Seems as though this is their way of pushing out the old Mosso Customers and forcing them into higher cost plans. When we signed up for Mosso, this was the perfect solution. No Thanks for shoving this issue off to the corner Rackspace!
-
Erick Baum
commented
What makes it worse is that Wordpress and Joomla sites run like **** on CloudSites which causes more frequent No Suitable Nodes errors. Rackspace blamed our sites and their configuration. However, we've been moving to a dedicated cloud server (not Rackspace) and the exact same Wordpress and Joomla sites run like a dream. I don't think CloudSites is as powerful as they make it seem.
-
Geoff Sharp
commented
**** you Rackspace you terds. You don't even bother checking this website or offer any ******* updates! I'm ******* moving my sites as we speak *******.

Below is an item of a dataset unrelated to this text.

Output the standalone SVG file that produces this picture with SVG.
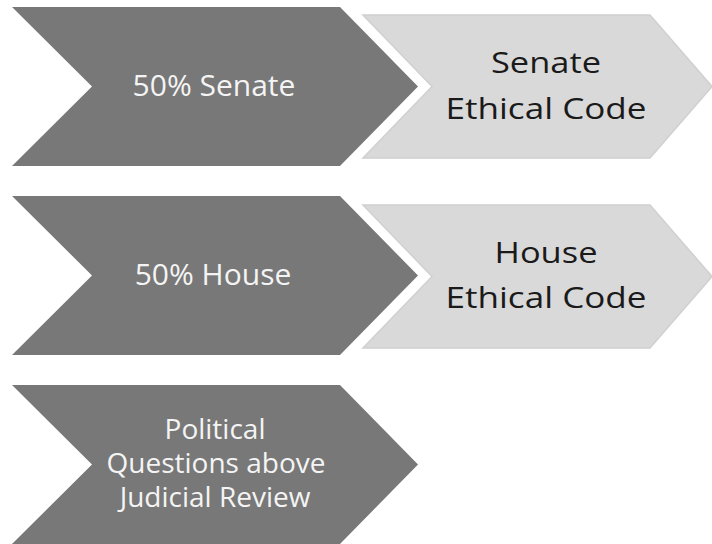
<svg xmlns="http://www.w3.org/2000/svg" width="712" height="544" viewBox="0 0 712 544">
  <style>
    .dark { fill: #787878; }
    .light { fill: #d9d9d9; stroke: #d0d0d0; stroke-width: 1.5; stroke-linejoin: miter; }
    .dt { font-family: "Open Sans", "Noto Sans", "DejaVu Sans", sans-serif; font-size: 30px; fill: #f4f4f4; text-anchor: middle; }
    .dt3 { font-family: "Open Sans", "Noto Sans", "DejaVu Sans", sans-serif; font-size: 28px; fill: #f4f4f4; text-anchor: middle; }
    .lt { font-family: "Open Sans", "Noto Sans", "DejaVu Sans", sans-serif; font-size: 29px; fill: #1a1a1a; text-anchor: middle; }
  </style>
  <rect width="712" height="544" fill="#ffffff"/>

  <g id="senate-50">
    <polygon class="dark" points="12,7 340,7 418,86.5 340,166 12,166 92,86.5"/>
    <text class="dt" x="214" y="96">50% Senate</text>
  </g>

  <g id="senate-ethics">
    <polygon class="light" points="363,15 650,15 712,86.5 650,158 363,158 432,86.5"/>
    <text class="lt" x="546" y="73" textLength="110" lengthAdjust="spacingAndGlyphs">Senate</text>
    <text class="lt" x="546" y="119" textLength="201" lengthAdjust="spacingAndGlyphs">Ethical Code</text>
  </g>

  <g id="house-50">
    <polygon class="dark" points="12,196 340,196 418,275.5 340,355 12,355 92,275.5"/>
    <text class="dt" x="213" y="285">50% House</text>
  </g>

  <g id="house-ethics">
    <polygon class="light" points="363,205 650,205 712,276.5 650,348 363,348 432,276.5"/>
    <text class="lt" x="546" y="263" textLength="103" lengthAdjust="spacingAndGlyphs">House</text>
    <text class="lt" x="546" y="308" textLength="201" lengthAdjust="spacingAndGlyphs">Ethical Code</text>
  </g>

  <g id="political-questions">
    <polygon class="dark" points="12,385 340,385 418,464.5 340,544 12,544 92,464.5"/>
    <text class="dt3" x="215" y="439">Political</text>
    <text class="dt3" x="216" y="473">Questions above</text>
    <text class="dt3" x="215" y="507">Judicial Review</text>
  </g>

  <g id="connectors"/>
</svg>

You're the only host with this ******* error yet you blame Wordpress? WTF? I'm moving my websites out of here as we speak. 6 months of dealing with this ****, my clients are ****** at me!

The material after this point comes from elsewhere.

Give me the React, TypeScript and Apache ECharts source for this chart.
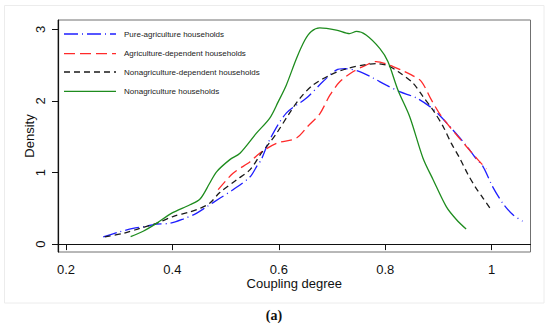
import { useEffect, useRef } from 'react';
import * as echarts from 'echarts';

const xTicks = [0.2, 0.4, 0.6, 0.8, 1];
const yTicks = [0, 1, 2, 3];

const seriesNames = [
  'Pure-agriculture households',
  'Agriculture-dependent households',
  'Nonagriculture-dependent households',
  'Nonagriculture households',
];

const pureAgri = [
  [0.270, 0.10], [0.300, 0.17], [0.326, 0.22], [0.348, 0.245], [0.370, 0.28], [0.395, 0.29],
  [0.420, 0.35], [0.445, 0.43], [0.464, 0.52], [0.489, 0.64], [0.514, 0.76], [0.546, 0.94],
  [0.558, 1.08], [0.567, 1.18], [0.583, 1.46], [0.614, 1.83], [0.652, 2.04], [0.683, 2.27],
  [0.708, 2.43], [0.724, 2.45], [0.752, 2.41], [0.777, 2.32], [0.802, 2.22], [0.827, 2.13],
  [0.859, 2.04], [0.884, 1.92], [0.902, 1.80], [0.924, 1.62], [0.952, 1.38], [0.968, 1.22],
  [0.984, 1.08], [1.002, 0.80], [1.021, 0.57], [1.040, 0.41], [1.058, 0.32],
];

const agriDep = [
  [0.486, 0.76], [0.514, 0.99], [0.546, 1.15], [0.564, 1.27], [0.596, 1.41], [0.633, 1.48],
  [0.655, 1.65], [0.677, 1.82], [0.696, 2.08], [0.715, 2.27], [0.740, 2.41], [0.764, 2.50],
  [0.783, 2.55], [0.808, 2.50], [0.830, 2.43], [0.850, 2.36], [0.868, 2.27], [0.887, 2.01],
  [0.906, 1.78], [0.937, 1.50], [0.974, 1.18], [0.990, 1.05],
];

const nonagriDep = [
  [0.273, 0.10], [0.308, 0.15], [0.339, 0.22], [0.370, 0.29], [0.401, 0.385], [0.433, 0.45],
  [0.452, 0.50], [0.470, 0.57], [0.489, 0.72], [0.521, 0.90], [0.546, 1.04], [0.567, 1.27],
  [0.583, 1.42], [0.596, 1.55], [0.621, 1.84], [0.640, 2.04], [0.664, 2.22], [0.696, 2.36],
  [0.727, 2.45], [0.758, 2.50], [0.783, 2.52], [0.802, 2.50], [0.824, 2.41], [0.852, 2.25],
  [0.871, 2.06], [0.890, 1.87], [0.909, 1.64], [0.924, 1.41], [0.940, 1.20], [0.955, 0.98],
  [0.970, 0.79], [0.984, 0.64], [0.998, 0.49],
];

const nonagri = [
  [0.3215, 0.106], [0.345, 0.18], [0.370, 0.29], [0.398, 0.43], [0.433, 0.55], [0.452, 0.63],
  [0.470, 0.85], [0.483, 1.01], [0.508, 1.18], [0.527, 1.27], [0.558, 1.55], [0.583, 1.76],
  [0.599, 1.99], [0.614, 2.22], [0.633, 2.59], [0.649, 2.85], [0.661, 2.97], [0.677, 3.02],
  [0.708, 2.99], [0.733, 2.94], [0.746, 2.97], [0.764, 2.92], [0.790, 2.73], [0.805, 2.55],
  [0.824, 2.15], [0.846, 1.78], [0.871, 1.20], [0.890, 0.90], [0.915, 0.52], [0.934, 0.34],
  [0.952, 0.21],
];

const seriesData = [pureAgri, agriDep, nonagriDep, nonagri];
const colors = ['#1f1fff', '#ff2a2a', '#1a1a1a', '#1e8c1e'];
const dashes: (number[] | 'solid')[] = [[14, 4, 1, 4], [11, 5], [6, 4], 'solid'];

export default function App() {
  const ref = useRef<HTMLDivElement>(null);
  useEffect(() => {
    document.body.style.margin = '0';
    const chart = echarts.init(ref.current!, null, { renderer: 'svg' });
    const font = 'Liberation Sans, Arial, sans-serif';
    const legendRows = [34, 53.7, 72, 91.3];
    const legendGraphics: any[] = [];
    seriesNames.forEach((name, i) => {
      const d = dashes[i];
      legendGraphics.push({
        type: 'line',
        shape: { x1: 64, y1: legendRows[i], x2: 116, y2: legendRows[i] },
        style: {
          stroke: colors[i],
          lineWidth: 1.3,
          lineDash: d === 'solid' ? null : d,
        },
        z: 10,
      });
      legendGraphics.push({
        type: 'text',
        x: 124,
        y: legendRows[i],
        style: {
          text: name,
          fill: '#222',
          font: `8px ${font}`,
          verticalAlign: 'middle',
          align: 'left',
        },
        z: 10,
      });
    });
    chart.setOption({
      animation: false,
      backgroundColor: '#fff',
      grid: {
        left: 58,
        right: 19.5,
        top: 20,
        bottom: 77,
        show: true,
        borderColor: '#707070',
        borderWidth: 1,
        backgroundColor: 'transparent',
      },
      xAxis: {
        type: 'value',
        min: 0.185,
        max: 1.073,
        name: 'Coupling degree',
        nameLocation: 'middle',
        nameGap: 25,
        nameMoveOverlap: false,
        nameTextStyle: { fontFamily: font, fontSize: 13, lineHeight: 13, color: '#111' },
        axisLine: { show: true, lineStyle: { color: '#111', width: 1.2 } },
        axisTick: { show: true, length: 6, customValues: xTicks, lineStyle: { color: '#111' } },
        axisLabel: {
          customValues: xTicks,
          fontFamily: font,
          fontSize: 13,
          lineHeight: 13,
          color: '#111',
          margin: 11,
          formatter: (v: number) => String(Math.round(v * 10) / 10),
        },
        splitLine: { show: false },
      },
      yAxis: {
        type: 'value',
        min: -0.11,
        max: 3.13,
        name: 'Density',
        nameLocation: 'middle',
        nameGap: 22,
        nameMoveOverlap: false,
        nameTextStyle: { fontFamily: font, fontSize: 13, color: '#111' },
        axisLine: { show: true, lineStyle: { color: '#111', width: 1.2 } },
        axisTick: { show: true, length: 6, customValues: yTicks, lineStyle: { color: '#111' } },
        axisLabel: {
          customValues: yTicks,
          rotate: 90,
          fontFamily: font,
          fontSize: 13,
          color: '#111',
          margin: 11,
          formatter: (v: number) => String(Math.round(v)),
        },
        splitLine: { show: false },
      },
      series: seriesData.map((data, i) => ({
        type: 'line',
        name: seriesNames[i],
        data,
        showSymbol: false,
        smooth: 0.3,
        lineStyle: { color: colors[i], width: 1.3, type: dashes[i] },
        itemStyle: { color: colors[i] },
      })),
      graphic: [
        {
          type: 'rect',
          shape: { x: 4.5, y: 5.5, width: 539.5, height: 297.5 },
          style: { fill: 'none', stroke: '#ececec', lineWidth: 1 },
          z: -1,
        },
        ...legendGraphics,
        {
          type: 'text',
          x: 274,
          y: 315,
          style: {
            text: '(a)',
            fill: '#111',
            font: 'bold 14px Liberation Serif, Times New Roman, serif',
            align: 'center',
            verticalAlign: 'middle',
          },
        },
      ],
    });
    return () => chart.dispose();
  }, []);
  return <div ref={ref} style={{ width: 550, height: 329 }} />;
}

Get your head out of your ******* arses!
-
Mark Schlaudraff
commented
Rackspace... This has been as a status of 'Under Review' now for over 4 months, what's the deal?
-
Renic
commented
I ran into this problem with my company's site at work. It was very disappointing and may force me to move the site.
-
Steve Holland
commented
I was just about to sign up for Rackspace Cloud Sites until I came across this website. I won't be now until this issue and the email limitations are fixed. This is really disappointing.
-
hc
commented
my client website just went down just because of this and lost the client to another hosting company.
-
Matt
commented
Acgann,
Yeah they do, I'm going to take a look at what would be the best bang for my buck….maybe I'll just give CloudSite a shot or do the $2/mailbox for my email hosting and look at spinning up a linux and windows cloud server here or at ec2.
Just offloading the email at this point would be a big improvement.
Thanks for the help…really glad I found this thread.